The real genius of this occupation is that it is deliberately going slow on developing goals and demands because it takes time to build a community with public dialogue and action. This Liberty Plaza, for now, is first of all a place for all to be heard. For the unemployed, the foreclosed upon, those whose pensions have been raided or destroyed, soldiers who have redeployed over and over to wars for resources for corporate America,for the homeless (some of whom have been fed here), for the impoverished of our ghettoes, for our over 2 million prisoners, for the victims of torture, rendition, drone bombings, and economic sanctions, for the so many working 2 or 3 or more mcjobs per family in order to survive, for unionized laborers, public and private, under siege. All of these need to be heard, here and at other “occupation” sites. How all of this will translate into public policy is a work in progress, as it should be, but first we need public forums like this to listen to each other. This current lack of specifics frustrates the mainstream media, and many leftists, too, but oh well. As one sign that someone had been holding said-- “We are not here for your entertainment.” One thing we don’t need is more worshiping at the shrine of a “free market” economy.
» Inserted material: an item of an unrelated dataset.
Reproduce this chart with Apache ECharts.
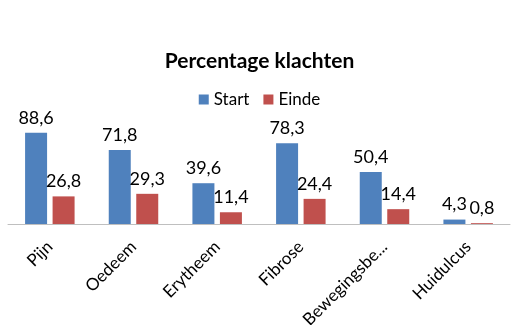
<!DOCTYPE html>
<html>
<head>
<meta charset="utf-8">
<script src="https://cdn.jsdelivr.net/npm/echarts@6/dist/echarts.min.js"></script>
<style>
  html, body { margin: 0; padding: 0; background: #fff; }
  #main { width: 519px; height: 325px; }
</style>
</head>
<body>
<div id="main"></div>
<script>
var categories = ['Pijn', 'Oedeem', 'Erytheem', 'Fibrose', 'Bewegingsbe...', 'Huidulcus'];
var startValues = [88.6, 71.8, 39.6, 78.3, 50.4, 4.3];
var eindeValues = [26.8, 29.3, 11.4, 24.4, 14.4, 0.8];

var font = 'Lato, "Open Sans", sans-serif';

function fmt(p) {
    return String(p.value).replace('.', ',');
}

var myChart = echarts.init(document.getElementById('main'));

option = {
    animation: false,
    textStyle: { fontFamily: font },
    title: {
        text: 'Percentage klachten',
        left: 'center',
        top: 46,
        textStyle: { fontSize: 21, fontWeight: 'bold', color: '#000', fontFamily: font }
    },
    legend: {
        top: 86,
        left: 'center',
        itemWidth: 10,
        itemHeight: 10,
        itemGap: 14,
        icon: 'rect',
        textStyle: { fontSize: 17, color: '#000', fontFamily: font },
        data: ['Start', 'Einde']
    },
    grid: { left: 8, right: 9, top: 121, bottom: 101, containLabel: false, outerBoundsMode: 'none' },
    xAxis: {
        type: 'category',
        data: categories,
        axisLine: { lineStyle: { color: '#bfbfbf' } },
        axisTick: { show: false },
        axisLabel: { rotate: 45, margin: 20, fontSize: 17, color: '#000', interval: 0, fontFamily: font }
    },
    yAxis: {
        type: 'value',
        min: 0,
        max: 100,
        show: false
    },
    series: [
        {
            name: 'Start',
            type: 'bar',
            data: startValues,
            barWidth: 22,
            barGap: '25%',
            itemStyle: { color: '#4f81bd' },
            label: { show: true, position: 'top', distance: 6, fontSize: 18, color: '#000', formatter: fmt, fontFamily: font }
        },
        {
            name: 'Einde',
            type: 'bar',
            data: eindeValues,
            barWidth: 22,
            itemStyle: { color: '#c0504d' },
            label: { show: true, position: 'top', distance: 6, fontSize: 18, color: '#000', formatter: fmt, fontFamily: font }
        }
    ]
};

myChart.setOption(option);
</script>
</body>
</html>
We can no longer afford to live in a society where the terms of debate and public policy and daily work life are determined by those with too much money, too many comforts, too much privilege, and too little comprehension of the real world where we all live.
Today, October 5th, one good sign is the support of student and labor unions coming together, an alliance that has been sorely missing for far too long. And today I’m back home in a town still struggling to recover from massive floods last month. The powers that be in Congress even threatened FEMA funding rather than tax the rich.
This gathering has already won. People are listening to each other, acting together, meeting each others needs. The “bottom line” of corporate life has never been for everybody’s benefit. We need an economy that works for all of us and a way in the world where we’re not always killing people. We are learning how to make it easier to live so that we need not rob or kill. I hope this spreads.